The following subsection was repealed by the Serious Organised Crime and Police Act 2005:
(4) Any person may arrest without warrant anyone who is, or whom he, with reasonable cause, suspects to be, committing or attempting to commit an offence under this section."

This offence is triable either way. A person guilty of this offence is liable, on conviction on indictment to imprisonment for a term not exceeding two years, or, on summary conviction, to imprisonment for a term not exceeding six months, or to a fine not exceeding the prescribed sum, or to both.

In R v Allen, the House of Lords said that, in order for the offence to be committed, there must be "an intention to permanently deprive" by making off, and that a mere "intention to defer" payment is not sufficient. In theory, a person could eat a meal at a restaurant, not pay, but leave his name and address in order for the restaurant to start civil recovery procedures against him - as long as the details were correct, and he did intend to pay at some point in the future (by way of civil recovery) then no offence under Section 3 would be committed.

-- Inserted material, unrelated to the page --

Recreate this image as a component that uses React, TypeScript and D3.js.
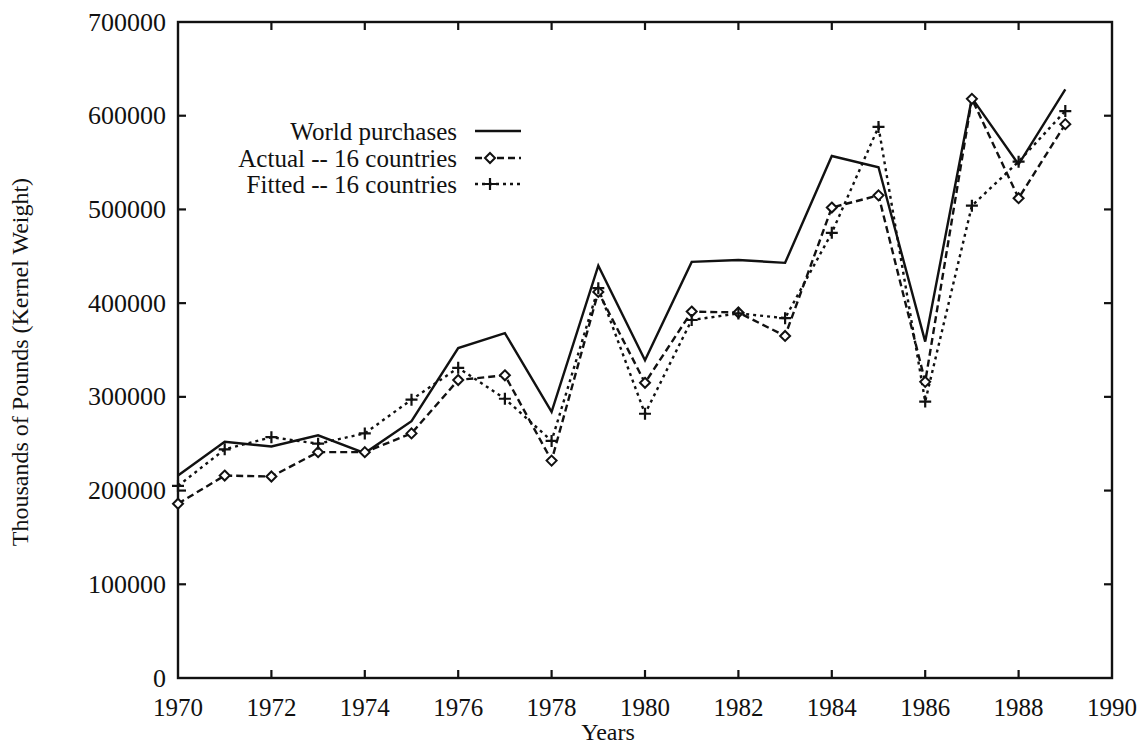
import React, { useEffect, useRef } from "react";
import * as d3 from "d3";

// years on the x axis
const years: number[] = [
  1970, 1971, 1972, 1973, 1974, 1975, 1976, 1977, 1978, 1979,
  1980, 1981, 1982, 1983, 1984, 1985, 1986, 1987, 1988, 1989,
];

// thousands of pounds
const worldPurchases: number[] = [
  216000, 252000, 247000, 259000, 240000, 274000, 352000, 368000, 284000, 440000,
  339000, 444000, 446000, 443000, 557000, 545000, 359000, 619000, 548000, 628000,
];
const actual16: number[] = [
  186000, 216000, 215000, 241000, 241000, 261000, 318000, 323000, 232000, 412000,
  315000, 391000, 390000, 365000, 502000, 515000, 316000, 618000, 512000, 591000,
];
const fitted16: number[] = [
  205000, 244000, 257000, 250000, 261000, 297000, 331000, 298000, 253000, 416000,
  282000, 382000, 389000, 384000, 475000, 588000, 295000, 504000, 551000, 605000,
];

const xTicks: number[] = [1970, 1972, 1974, 1976, 1978, 1980, 1982, 1984, 1986, 1988, 1990];
const yTicks: number[] = [0, 100000, 200000, 300000, 400000, 500000, 600000, 700000];

const legendLabels: string[] = [
  "World purchases",
  "Actual -- 16 countries",
  "Fitted -- 16 countries",
];

const FONT = "'Liberation Serif', 'Times New Roman', serif";

const App: React.FC = () => {
  const svgRef = useRef<SVGSVGElement | null>(null);
  const width = 1142;
  const height = 746;

  useEffect(() => {
    const svg = d3.select(svgRef.current);
    svg.selectAll("*").remove();

    const left = 178;
    const right = 1112;
    const top = 22;
    const bottom = 678;

    const x = d3.scaleLinear().domain([1970, 1990]).range([left, right]);
    const y = d3.scaleLinear().domain([0, 700000]).range([bottom, top]);

    svg.append("rect").attr("width", width).attr("height", height).attr("fill", "#fff");

    // frame
    svg
      .append("rect")
      .attr("x", left)
      .attr("y", top)
      .attr("width", right - left)
      .attr("height", bottom - top)
      .attr("fill", "none")
      .attr("stroke", "#111")
      .attr("stroke-width", 2.4);

    const tickLen = 8;
    const ticks = svg.append("g").attr("stroke", "#111").attr("stroke-width", 2.2);

    // inward ticks on all four sides
    xTicks.slice(1, -1).forEach((t) => {
      ticks.append("line").attr("x1", x(t)).attr("x2", x(t)).attr("y1", bottom).attr("y2", bottom - tickLen);
      ticks.append("line").attr("x1", x(t)).attr("x2", x(t)).attr("y1", top).attr("y2", top + tickLen);
    });
    yTicks.slice(1, -1).forEach((t) => {
      ticks.append("line").attr("x1", left).attr("x2", left + tickLen).attr("y1", y(t)).attr("y2", y(t));
      ticks.append("line").attr("x1", right).attr("x2", right - tickLen).attr("y1", y(t)).attr("y2", y(t));
    });

    // tick labels
    svg
      .append("g")
      .selectAll("text")
      .data(xTicks)
      .enter()
      .append("text")
      .attr("x", (d) => x(d))
      .attr("y", 716)
      .attr("text-anchor", "middle")
      .attr("font-family", FONT)
      .attr("font-size", 25)
      .attr("fill", "#111")
      .text((d) => String(d));

    svg
      .append("g")
      .selectAll("text")
      .data(yTicks)
      .enter()
      .append("text")
      .attr("x", 166)
      .attr("y", (d) => y(d))
      .attr("dy", "0.33em")
      .attr("text-anchor", "end")
      .attr("font-family", FONT)
      .attr("font-size", 26)
      .attr("fill", "#111")
      .text((d) => String(d));

    // axis titles
    svg
      .append("text")
      .attr("x", 608)
      .attr("y", 740)
      .attr("text-anchor", "middle")
      .attr("font-family", FONT)
      .attr("font-size", 24)
      .attr("fill", "#111")
      .text("Years");

    svg
      .append("text")
      .attr("transform", "translate(28, 362) rotate(-90)")
      .attr("text-anchor", "middle")
      .attr("font-family", FONT)
      .attr("font-size", 24)
      .attr("fill", "#111")
      .text("Thousands of Pounds (Kernel Weight)");

    // series
    const line = d3
      .line<number>()
      .x((_, i) => x(years[i]))
      .y((d) => y(d));

    const series = [
      { values: worldPurchases, dash: null as string | null, marker: "none" },
      { values: actual16, dash: "7,4", marker: "diamond" },
      { values: fitted16, dash: "3,4", marker: "plus" },
    ];

    const drawMarker = (g: d3.Selection<SVGGElement, unknown, null, undefined>, kind: string, cx: number, cy: number) => {
      if (kind === "diamond") {
        const r = 5;
        g.append("path")
          .attr("d", `M${cx},${cy - r}L${cx + r},${cy}L${cx},${cy + r}L${cx - r},${cy}Z`)
          .attr("fill", "#fff")
          .attr("stroke", "#111")
          .attr("stroke-width", 2);
      } else if (kind === "plus") {
        const r = 6;
        g.append("path")
          .attr("d", `M${cx - r},${cy}H${cx + r}M${cx},${cy - r}V${cy + r}`)
          .attr("fill", "none")
          .attr("stroke", "#111")
          .attr("stroke-width", 2.2);
      }
    };

    const plot = svg.append("g");
    series.forEach((s) => {
      plot
        .append("path")
        .attr("d", line(s.values)!)
        .attr("fill", "none")
        .attr("stroke", "#111")
        .attr("stroke-width", 2.4)
        .attr("stroke-linejoin", "miter")
        .attr("stroke-dasharray", s.dash);
    });
    series.forEach((s) => {
      s.values.forEach((v, i) => drawMarker(plot, s.marker, x(years[i]), y(v)));
    });

    // legend
    const legend = svg.append("g");
    const rowY = [131, 158, 184];
    legendLabels.forEach((label, i) => {
      legend
        .append("text")
        .attr("x", 457)
        .attr("y", rowY[i])
        .attr("dy", "0.35em")
        .attr("text-anchor", "end")
        .attr("font-family", FONT)
        .attr("font-size", 25)
        .attr("fill", "#111")
        .text(label);
      legend
        .append("line")
        .attr("x1", 475)
        .attr("x2", 521)
        .attr("y1", rowY[i])
        .attr("y2", rowY[i])
        .attr("stroke", "#111")
        .attr("stroke-width", 2.4)
        .attr("stroke-dasharray", series[i].dash);
      drawMarker(legend, series[i].marker, 490, rowY[i]);
    });
  }, []);

  return (
    <svg
      ref={svgRef}
      width={width}
      height={height}
      style={{ position: "absolute", left: 0, top: 0 }}
    />
  );
};

export default App;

==Section 4 - Punishments==
Section 4(2)(a) was repealed on 15 January 2007 by Schedule 3 to the Fraud Act 2006.

==Section 5 - Supplementary==
Section 5(1) was repealed on 15 January 2007 by Schedule 3 to the Fraud Act 2006.

Section 5(3) was repealed by section 37(1) of, and Schedule 2 to, the Extradition Act 1989.

==Section 6 - Enactment of the same provisions for Northern Ireland==
See the Theft (Northern Ireland) Order 1978 (S.I. 1978/1407 (N.I. 23)).

==Section 7 - Short title, commencement and extent==
Section 7(2) provides that the act came into force at the end of the period of three months that began on the date on which it was passed. The word "months" means calendar months. The day (that is to say, 20 July 1978) on which the act was passed (that is to say, received royal assent) is included in the period of three months. This means that the act came into force on 20 October 1978. The act does not extend to Scotland or to Northern Ireland.